For many of us, overage fees are an annoying part of owning a smartphone. Bust your data cap or allotment of voice minutes and your bill for that month goes up. No one, except the carriers, likes overage fees. So in its latest move to steal business from its larger rivals, T-Mobile on Monday said it is killing overage fees for its customers.
That’s a good thing for most of us, but there is a catch. Customers who do go over won’t pay more, but their data will be slowed to 2G speeds for the rest of the month, making it useless for some of the things you do every day.
T-Mobile’s pugnacious and bombastic CEO John Legere challenged AT&T, Sprint and Verizon to do the same, and launched a petition on Change.org, saying in a blog post:
"The Uncarrier is eliminating one of the most widely despised wireless industry practices for all of our T-Mobile customers on consumer plans. And I'm also laying down a challenge to my counterparts at AT&T, Verizon and Sprint, to do the same...Take one minute to sign the petition and be a part of this consumer movement."

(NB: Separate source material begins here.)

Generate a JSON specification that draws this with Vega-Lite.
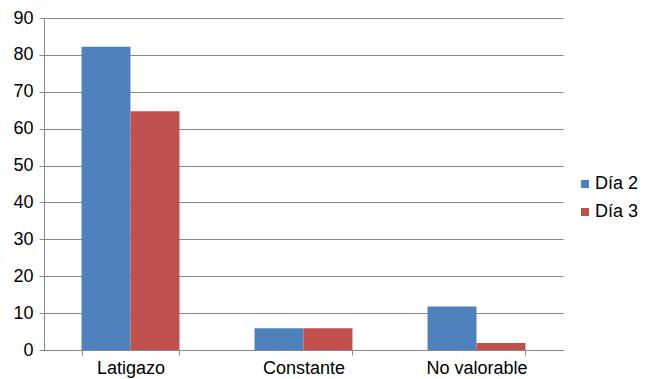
{
  "$schema": "https://vega.github.io/schema/vega-lite/v6.json",
  "width": 519,
  "height": 332,
  "autosize": "none",
  "padding": {"left": 44, "top": 18, "right": 90, "bottom": 29},
  "background": "white",
  "config": {
    "view": {"stroke": null},
    "font": "Liberation Sans"
  },
  "data": {
    "values": [
      {"categoria": "Latigazo", "serie": "Día 2", "valor": 82.2},
      {"categoria": "Latigazo", "serie": "Día 3", "valor": 64.7},
      {"categoria": "Constante", "serie": "Día 2", "valor": 5.9},
      {"categoria": "Constante", "serie": "Día 3", "valor": 5.9},
      {"categoria": "No valorable", "serie": "Día 2", "valor": 11.8},
      {"categoria": "No valorable", "serie": "Día 3", "valor": 1.9}
    ]
  },
  "mark": {"type": "bar"},
  "encoding": {
    "x": {
      "field": "categoria",
      "type": "nominal",
      "sort": ["Latigazo", "Constante", "No valorable"],
      "scale": {"paddingInner": 0.434, "paddingOuter": 0.217},
      "axis": {
        "title": null,
        "labelAngle": 0,
        "labelFontSize": 18,
        "labelColor": "#000000",
        "labelPadding": 4,
        "domainColor": "#888888",
        "tickColor": "#888888",
        "tickBand": "extent",
        "tickSize": 5,
        "grid": false
      }
    },
    "xOffset": {"field": "serie", "type": "nominal", "scale": {"paddingInner": 0, "paddingOuter": 0}},
    "y": {
      "field": "valor",
      "type": "quantitative",
      "scale": {"domain": [0, 90], "nice": false},
      "axis": {
        "title": null,
        "values": [0, 10, 20, 30, 40, 50, 60, 70, 80, 90],
        "labelFontSize": 18,
        "labelColor": "#000000",
        "labelPadding": 6,
        "domainColor": "#888888",
        "tickColor": "#888888",
        "tickSize": 5,
        "grid": true,
        "gridColor": "#888888",
        "gridWidth": 1
      }
    },
    "color": {
      "field": "serie",
      "type": "nominal",
      "scale": {"domain": ["Día 2", "Día 3"], "range": ["#4F81BD", "#C0504D"]},
      "legend": {
        "title": null,
        "orient": "none",
        "legendX": 532,
        "legendY": 157,
        "symbolType": "square",
        "symbolSize": 64,
        "symbolStrokeWidth": 0,
        "labelFontSize": 18,
        "labelColor": "#000000",
        "rowPadding": 10,
        "labelOffset": 1
      }
    }
  }
}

The signature drive is off to a relatively slow start; by lunch time on the West Coast only 2500 people had signed.
In a press release announcing the move, T-Mobile said: "More than 20 million Americans were hit with punitive overage charges in 2013. And these penalties from the three largest U.S. carriers take more than an incredible $1 billion out of consumers’ pockets every year."
I have no idea if that number is accurate, and I asked T-Mobile to explain it and their spokesman said the company works with a market research firm that scanned the bills of 20,000 wireless subscribers and extrapolated from those results.
I don’t mean to sound sour about this. But I have to admit that while I applaud T-Mobile’s competitive moves, I find Legere’s constant grandstanding rather obnoxious and the company’s exaggerations don’t put it in the best light.
In the press release (which apparently isn’t available online) T-Mobile said that "an individual on AT&Ts entry-level plan, advertised at $45 per month, will pay $125 if he uses just the average amount of data for a U.S. smartphone user (1.5 GB per person)."
That entry level plan includes just 300MB of data, so to reach 1.5GB, about five times the allotted data, you would have to be really careless. AT&T also sends warnings to your phone when you get close to your allotment. More realistically, a customer who went over would be charged $20 for each additional 200MB of data, and so on. Yes, that’s annoying, but not nearly as expensive as Legere would have you believe.
It’s also worth noting that Sprint already eliminated overage charges for customers on its Framily plans that include unlimited data.
As for the details of the new T-Mobile offer, Legere said: "Starting in May for bills arriving in June – regardless of whether you’re on Simple Choice, Simple Starter or an older plan, we’re abolishing overages for good. Period." That includes voice and text quotas, but because many customers on other carriers' networks already have unlimited voice and text it’s not much of an issue.
T-Mobile has been busy lately, and it’s only fair to say that its aggressive tactics have been good for consumers. Its rivals have been forced to respond. On Wednesday, T-Mobile introduced the Simple Starter option, a $40-per-month plan that includes unlimited talk and text along with 500MB of high-speed data. On Thursday, it added one free GB of monthly data to tablet customers for one year. (Customers who are also on a voice plan pay $10 a month after 12 months, while customers who aren't on a plan pay $20).